Wednesday, February 11, 2009

Tollywood is no longer big heros land

Tollywood is looking different now. The movies of Krishnudu(Vinayakudu) and Nikhil(Yuvatha) become hits in tollywood.
They are not what you'd call conventionally handsome and they don't come with the prescribed six-pack abs or bulging biceps. But they are heroes nonetheless, and if BO-collections and audience reactions are anything to go by, they are the ones creating a niche for the actors who don't rely on the 'good-looking' formula. You have to be good-looking or you can't be a hero. That's almost a rule across all Indian film industries and Tollywood is no exception. But with actors like Krishnudu and Nikhil finding popularity, that equation looks set for a change.
Vinayakudu received favourable response from day one and gradually raked in the moolah too. Krishnudu, playing the lead in the 'big fat love story' has not only endeared himself to the audience, but also breaks the myth that the pretty girl always falls for the handsome hunk strutting his stuff in a tight t-shirt or proving his machismo by beating up a dozen goons! The actor who debuted with Happy Days wins the hand of his lady love (Sonia) in Vinayakudu with his innocence and uprightness instead.

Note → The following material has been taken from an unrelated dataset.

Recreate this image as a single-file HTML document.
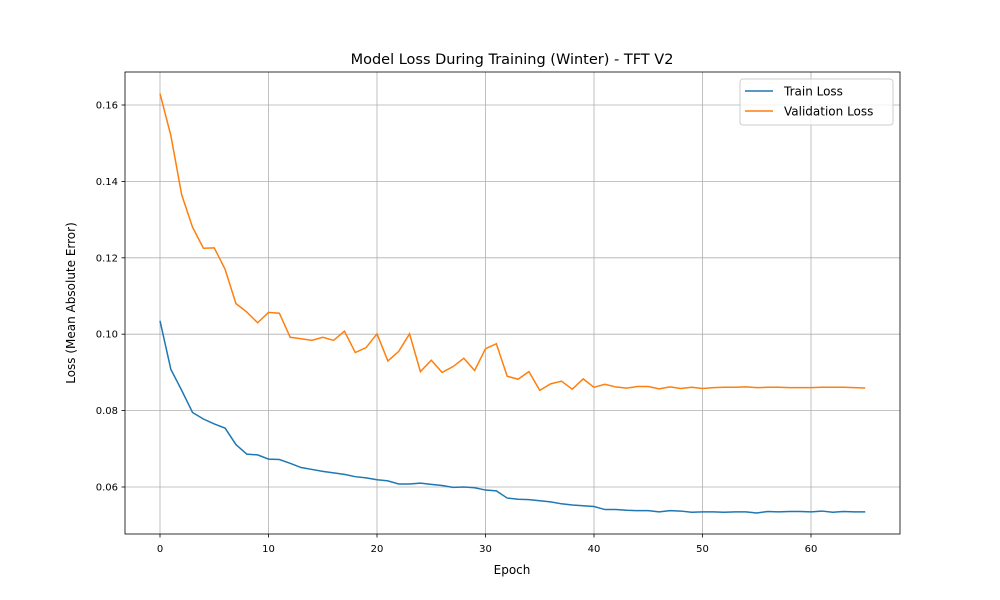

Even Nikhil of the Happy Days and Yuvatha fame doesn't fit into the conventional mould.
Time to ask if audiences are now rating talent over good looks. "Undoubtedly, this is a good beginning and if directors are able to create realistic characters, then this trend is here to stay," says a producer. Last year, the success of Yuvatha reiterated this fact. Though Nikhil doesn't fit into the mould of the 'chocolate hero,' his spirited performance wowed the audience. Ask Nikhil about the trend and he says, "Talented actors will last long but just good looks fade away after some time. I received favourable response and I hope this trend sustains."

Looking at the usual trend, Telugu cinema has largely thrived on handsome heroes, who also come with a good measure of machismo and action moves. From
the legendary NTR to Mahesh Babu and Siddharth and even Allu Arjun, this trend continues unabated. However, it was in the 1980s when for the first, an actor with unconventional looks made a mark and rose to dizzying heights. We are of course talking about megastar Chiranjeevi. "Even other superstars like Rajinkinath and Shah Rukh Khan proved that audiences relate more to the talent than looks," says film critic Prasanna, who recalls an incident where "a now-legendary director arrived in Tollywood to become an actor. But a co-director rejected him since he wasn't conventionally good-looking." The move away from just the handsome hero, he adds, is a "welcome change." On our part, we hope this progressive trend inspires many a debutant who are short on looks but loaded with talent. Nikhil agrees, as he says, "I sincerely hope that your prediction turns true."